Scott Mooneyham began his newspaper career with the Goldsboro News-Argus. Later he served as the chief legislative correspondent for The Associated Press. His Raleigh column, which he now writes for the Capitol Press Association, appears regularly in this newspaper and others across the state.

He is respected among his peers in the media and among those who serve in state government.

Recently he wrote a piece ruminating on why people are lured into public office. The reasons could be many, he speculated, but he focused on one — the attraction of political power.

And to make his point, Mooneyham focused on Henson Barnes. A former president pro tem of the N.C. Senate, Barnes was elected from Wayne County where he had established his law practice. He served in the House before going to the Senate and quickly rose in popularity and respect to become president pro tem.

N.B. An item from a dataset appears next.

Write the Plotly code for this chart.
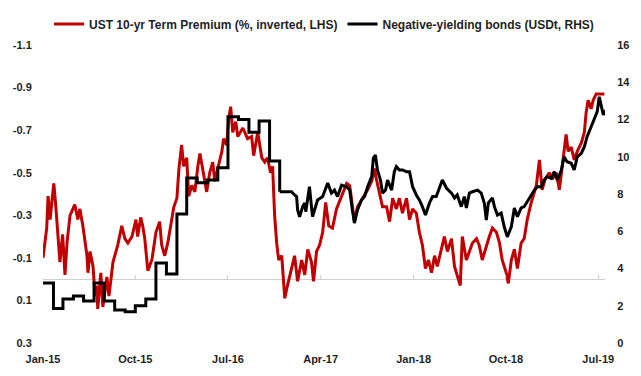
import plotly.graph_objects as go

# ---------------- data ----------------
tp_dates = [
    "2015-01-01","2015-01-12","2015-01-16","2015-01-22","2015-01-27","2015-02-02","2015-02-08","2015-02-14",
    "2015-02-20","2015-02-28","2015-03-07","2015-03-13","2015-03-22","2015-04-05","2015-04-14","2015-04-20",
    "2015-04-29","2015-05-11","2015-05-14","2015-05-20","2015-05-29","2015-06-04","2015-06-09","2015-06-12",
    "2015-06-21","2015-06-27","2015-07-09","2015-07-15","2015-07-27","2015-08-10","2015-08-22","2015-08-31",
    "2015-09-09","2015-09-21","2015-10-03","2015-10-08","2015-10-17","2015-10-23","2015-10-29","2015-11-07",
    "2015-11-19","2015-12-01","2015-12-12","2015-12-18","2015-12-27","2016-01-05","2016-01-17","2016-01-23",
    "2016-02-01","2016-02-07","2016-02-15","2016-02-21","2016-03-01","2016-03-07","2016-03-16","2016-03-25",
    "2016-04-03","2016-04-09","2016-04-17","2016-04-23","2016-04-29","2016-05-08","2016-05-17","2016-05-23",
    "2016-06-01","2016-06-13","2016-06-18","2016-06-27","2016-07-03","2016-07-09","2016-07-15","2016-07-24",
    "2016-07-30","2016-08-14","2016-08-28","2016-09-09","2016-09-15","2016-09-27","2016-10-09","2016-10-18",
    "2016-10-26","2016-11-04","2016-11-10","2016-11-16","2016-11-22","2016-11-28","2016-12-07","2016-12-16",
    "2016-12-24","2017-01-05","2017-01-14","2017-01-23","2017-02-04","2017-02-13","2017-02-22","2017-03-05",
    "2017-03-11","2017-03-20","2017-03-29","2017-04-07","2017-04-16","2017-04-25","2017-05-06","2017-05-18",
    "2017-06-02","2017-06-17","2017-06-26","2017-07-10","2017-07-19","2017-08-03","2017-08-18","2017-08-30",
    "2017-09-07","2017-09-13","2017-09-22","2017-10-01","2017-10-13","2017-10-22","2017-10-31","2017-11-11",
    "2017-11-20","2017-11-29","2017-12-11","2017-12-20","2017-12-29","2018-01-09","2018-01-18","2018-01-27",
    "2018-02-05","2018-02-14","2018-02-23","2018-03-04","2018-03-12","2018-03-24","2018-04-02","2018-04-11",
    "2018-04-23","2018-05-02","2018-05-10","2018-05-19","2018-05-25","2018-06-06","2018-06-15","2018-06-24",
    "2018-07-06","2018-07-14","2018-07-23","2018-08-04","2018-08-13","2018-08-22","2018-09-03","2018-09-12",
    "2018-09-20","2018-10-02","2018-10-08","2018-10-17","2018-10-26","2018-11-04","2018-11-15","2018-11-24",
    "2018-12-03","2018-12-15","2018-12-24","2018-12-30","2019-01-08","2019-01-16","2019-01-25","2019-02-06",
    "2019-02-15","2019-02-27","2019-03-08","2019-03-17","2019-03-28","2019-04-03","2019-04-12","2019-04-21",
    "2019-04-30","2019-05-12","2019-05-21","2019-05-26","2019-06-01","2019-06-10","2019-06-16","2019-06-25",
    "2019-07-04","2019-07-19",
]
tp_values = [
    -0.10,-0.24,-0.39,-0.28,-0.36,-0.45,-0.34,-0.19,
    -0.08,-0.21,-0.02,-0.17,-0.30,-0.35,-0.28,-0.33,
    -0.25,-0.11,-0.03,-0.13,-0.06,0.08,0.03,0.14,
    -0.03,0.13,-0.01,0.08,-0.08,-0.16,-0.25,-0.19,
    -0.17,-0.20,-0.28,-0.20,-0.29,-0.25,-0.19,-0.04,
    -0.09,-0.22,-0.27,-0.16,-0.11,-0.17,-0.28,-0.34,
    -0.38,-0.52,-0.63,-0.53,-0.57,-0.39,-0.44,-0.41,
    -0.53,-0.59,-0.52,-0.47,-0.41,-0.50,-0.55,-0.46,
    -0.52,-0.60,-0.66,-0.63,-0.75,-0.81,-0.69,-0.74,
    -0.67,-0.71,-0.66,-0.67,-0.58,-0.69,-0.57,-0.55,
    -0.57,-0.50,-0.53,-0.30,-0.17,-0.09,-0.11,0.09,
    0.03,-0.05,-0.11,0.01,-0.09,-0.02,-0.14,-0.08,
    0.01,-0.13,-0.16,-0.22,-0.36,-0.25,-0.24,-0.33,
    -0.39,-0.45,-0.44,-0.27,-0.34,-0.38,-0.42,-0.46,
    -0.52,-0.47,-0.41,-0.34,-0.34,-0.27,-0.38,-0.33,
    -0.38,-0.31,-0.38,-0.28,-0.33,-0.31,-0.22,-0.16,
    -0.05,-0.09,-0.03,-0.11,-0.06,-0.14,-0.20,-0.13,
    -0.19,-0.06,-0.02,0.03,-0.20,-0.09,-0.13,-0.17,
    -0.19,-0.16,-0.09,-0.16,-0.20,-0.24,-0.22,-0.17,
    -0.09,-0.03,0.02,-0.09,-0.14,-0.05,-0.17,-0.19,
    -0.28,-0.36,-0.41,-0.44,-0.56,-0.42,-0.47,-0.50,
    -0.47,-0.50,-0.42,-0.53,-0.68,-0.60,-0.62,-0.56,
    -0.60,-0.64,-0.69,-0.78,-0.84,-0.80,-0.84,-0.87,
    -0.87,-0.87,
]

# Negative-yielding bonds: monthly observations (2015 - Nov 2016)
nyb_monthly_dates = [
    "2015-01-01","2015-02-01","2015-03-01","2015-04-01","2015-05-01","2015-06-01",
    "2015-07-01","2015-08-01","2015-09-01","2015-10-01","2015-11-01","2015-12-01",
    "2016-01-01","2016-02-01","2016-03-01","2016-04-01","2016-05-01","2016-06-01",
    "2016-07-01","2016-08-01","2016-09-01","2016-10-01","2016-11-01","2016-12-01",
]
nyb_monthly_values = [
    3.22,1.85,2.36,2.52,2.25,3.22,
    2.25,1.77,1.68,2.00,2.36,4.30,
    3.70,6.93,8.86,8.61,8.75,9.41,
    12.15,12.00,11.31,11.92,9.77,8.12,
]
# Negative-yielding bonds: higher-frequency observations (Dec 2016 onward)
nyb_daily_dates = [
    "2016-12-01","2017-01-05","2017-01-14","2017-01-20","2017-01-23","2017-01-29","2017-02-07","2017-02-13",
    "2017-02-16","2017-02-27","2017-03-08","2017-03-23","2017-04-07","2017-04-22","2017-05-03","2017-05-12",
    "2017-05-21","2017-06-02","2017-06-17","2017-06-26","2017-07-04","2017-07-10","2017-07-19","2017-07-31",
    "2017-08-09","2017-08-18","2017-08-30","2017-09-04","2017-09-10","2017-09-16","2017-09-25","2017-10-01",
    "2017-10-10","2017-10-16","2017-10-28","2017-11-05","2017-11-11","2017-11-20","2017-11-29","2017-12-11",
    "2017-12-20","2017-12-29","2018-01-09","2018-01-18","2018-01-27","2018-02-05","2018-02-17","2018-02-26",
    "2018-03-09","2018-03-18","2018-03-27","2018-04-08","2018-04-23","2018-05-02","2018-05-10","2018-05-22",
    "2018-05-31","2018-06-06","2018-06-15","2018-06-24","2018-07-09","2018-07-20","2018-07-29","2018-08-04",
    "2018-08-10","2018-08-22","2018-08-28","2018-09-06","2018-09-17","2018-09-26","2018-10-05","2018-10-17",
    "2018-10-26","2018-11-04","2018-11-15","2018-11-24","2018-12-03","2018-12-15","2018-12-24","2019-01-02",
    "2019-01-14","2019-01-22","2019-01-31","2019-02-12","2019-02-21","2019-03-02","2019-03-14","2019-03-22",
    "2019-03-31","2019-04-12","2019-04-21","2019-04-30","2019-05-12","2019-05-21","2019-05-29","2019-06-10",
    "2019-06-19","2019-06-28","2019-07-04","2019-07-10","2019-07-16","2019-07-20",
]
nyb_daily_values = [
    8.12,8.12,7.95,7.86,7.14,6.78,7.32,7.52,
    7.05,8.39,6.78,7.68,7.86,8.59,8.05,8.21,
    7.86,8.48,8.39,8.21,7.14,6.44,7.14,7.68,
    7.86,8.39,8.93,9.93,10.09,9.29,8.75,8.05,
    8.21,8.75,8.21,9.20,9.47,9.29,9.29,9.20,
    9.20,8.39,7.95,7.68,7.32,6.87,7.52,7.86,
    7.86,8.32,8.75,8.32,8.05,7.79,7.95,7.32,
    7.86,7.25,8.05,8.12,8.21,8.05,7.52,6.60,
    7.52,7.79,7.32,6.87,6.98,6.24,5.70,6.24,
    7.25,6.78,7.25,7.32,7.59,7.95,8.21,8.39,
    8.39,8.75,8.93,8.84,9.20,8.75,9.29,10.00,
    9.73,9.65,9.29,10.00,10.19,10.54,11.08,11.61,
    11.97,12.42,13.22,12.78,12.24,12.51,
]

x_tick_dates = ["2015-01-01","2015-10-01","2016-07-01","2017-04-01","2018-01-01","2018-10-01","2019-07-01"]
x_tick_labels = ["Jan-15","Oct-15","Jul-16","Apr-17","Jan-18","Oct-18","Jul-19"]
left_tick_vals = [-1.1,-0.9,-0.7,-0.5,-0.3,-0.1,0.1,0.3]
left_tick_text = ["-1.1","-0.9","-0.7","-0.5","-0.3","-0.1","0.1","0.3"]
right_tick_vals = [0,2,4,6,8,10,12,14,16]

x_range = ["2015-01-01", "2019-07-21"]
left_range = [0.3, -1.1]
right_range = [0, 16]

# ---------------- figure ----------------
FONT = "Liberation Sans Narrow, Arial Narrow, Liberation Sans, Arial, sans-serif"
RED = "#C00000"
TXT = "#1f1f1f"
AX_GREY = "#cfcfcf"
TICKFONT = dict(family=FONT, size=11, color=TXT, weight="bold")

# fraction of plot height at which the left-axis value 0 sits (x-axis line position)
zero_pos = (left_range[0] - 0) / (left_range[0] - left_range[1])

fig = go.Figure()
fig.add_trace(go.Scatter(
    x=tp_dates, y=tp_values, mode="lines", name="UST 10-yr Term Premium (%, inverted, LHS)",
    line=dict(color=RED, width=3), xaxis="x", yaxis="y"))
fig.add_trace(go.Scatter(
    x=nyb_monthly_dates, y=nyb_monthly_values, mode="lines", name="Negative-yielding bonds (USDt, RHS)",
    line=dict(color="black", width=3, shape="hv"), xaxis="x", yaxis="y2", legendgroup="nyb"))
fig.add_trace(go.Scatter(
    x=nyb_daily_dates, y=nyb_daily_values, mode="lines", name="Negative-yielding bonds (USDt, RHS)",
    line=dict(color="black", width=3), xaxis="x", yaxis="y2", legendgroup="nyb", showlegend=False))
# carrier trace for the tick-mark axis drawn at value 0
fig.add_trace(go.Scatter(x=[x_range[0]], y=[0], mode="markers", marker=dict(size=1, opacity=0),
                         xaxis="x2", yaxis="y", showlegend=False, hoverinfo="skip"))

fig.update_layout(
    width=641, height=376,
    margin=dict(l=43, r=36, t=45, b=33, autoexpand=False),
    paper_bgcolor="white", plot_bgcolor="white",
    font=dict(family=FONT, size=11, color=TXT),
    showlegend=True,
    hovermode=False,
    legend=dict(orientation="h", x=0.5, xanchor="center", y=1 + 21 / 298, yanchor="middle",
                font=dict(family=FONT, size=12, color=TXT, weight="bold"), itemwidth=30,
                traceorder="normal", bgcolor="rgba(0,0,0,0)"),
    xaxis=dict(
        type="date", range=x_range, anchor="y", side="bottom", automargin=False,
        showline=False, ticks="outside", ticklen=6, tickcolor="rgba(0,0,0,0)",
        tickvals=x_tick_dates, ticktext=x_tick_labels, showgrid=False, zeroline=False,
        tickfont=TICKFONT),
    xaxis2=dict(
        type="date", range=x_range, overlaying="x", anchor="free", position=zero_pos, side="bottom",
        automargin=False, showline=False,
        ticks="inside", ticklen=4, tickcolor=AX_GREY, tickvals=x_tick_dates,
        showticklabels=False, showgrid=False, zeroline=False),
    yaxis=dict(
        range=left_range, tickvals=left_tick_vals, ticktext=left_tick_text, automargin=False,
        showgrid=False, zeroline=True, zerolinecolor=AX_GREY, zerolinewidth=1, showline=False,
        ticks="outside", ticklen=8, tickcolor="rgba(0,0,0,0)",
        tickfont=TICKFONT),
    yaxis2=dict(
        range=right_range, tickvals=right_tick_vals, overlaying="y", side="right", anchor="x",
        automargin=False, showgrid=False, zeroline=False, showline=False,
        ticks="outside", ticklen=9, tickcolor="rgba(0,0,0,0)",
        tickfont=TICKFONT),
)

fig.write_html("out.html", config={"displayModeBar": False},
               post_script="document.body.style.margin='0';")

In that role, Barnes was one of the most powerful people in Raleigh, Mooneyham pointed out. The Republican governor — Jim Martin — had no veto and the Republican lieutenant governor had been stripped of power by Democrats who controlled both houses of the General Assembly.

Mooneyham told of people in the state’s capital “bowing and scraping” to Barnes who, when back home, was taken for granted as a fellow citizen who had done all right for himself and was doing a good job for his constituents.

To his fellow citizens Henson Barnes was never one to gloat over or even aspire to a position of great power. To the contrary, throughout his public career, he manifested a sincere sense of modesty, easily misread as shyness.

He had great insights into the workings of the General Assembly combined with a low-key but effective persuasiveness. Barnes was anything but a browbeater or one who cottoned to being fawned over.

Ambitious? Probably. But quietly so. He considered running for attorney general, giving rise to speculation that he ultimately might like to serve his state as governor. When he determined that he lacked the statewide name recognition or the financial resources to gain it, he bowed out of the attorney general’s race — and declined to offer again for the Senate.

Later he gradually withdrew from the daily activities of his law firm and focused on his first love — farming. He now runs a successful blueberry farm in Bladen County.

There undoubtedly are many who revel in the trappings of power, positions of great influence and having people, figuratively, falling down at their feet as they stroll down the halls of high office.

But Henson Barnes had “been there and done that.” And he gave it up, voluntarily.

Colleague and constituency adulation obviously had had no bonding appeal.

Today he is found close to the soil, in the fields and near the black waters of Bladen County where he grew up as one of seven children of an itinerant preacher-tenant farmer. And there Henson Barnes apparently has found far greater contentment than he experienced being one of the North Carolina Legislature’s most powerful figures.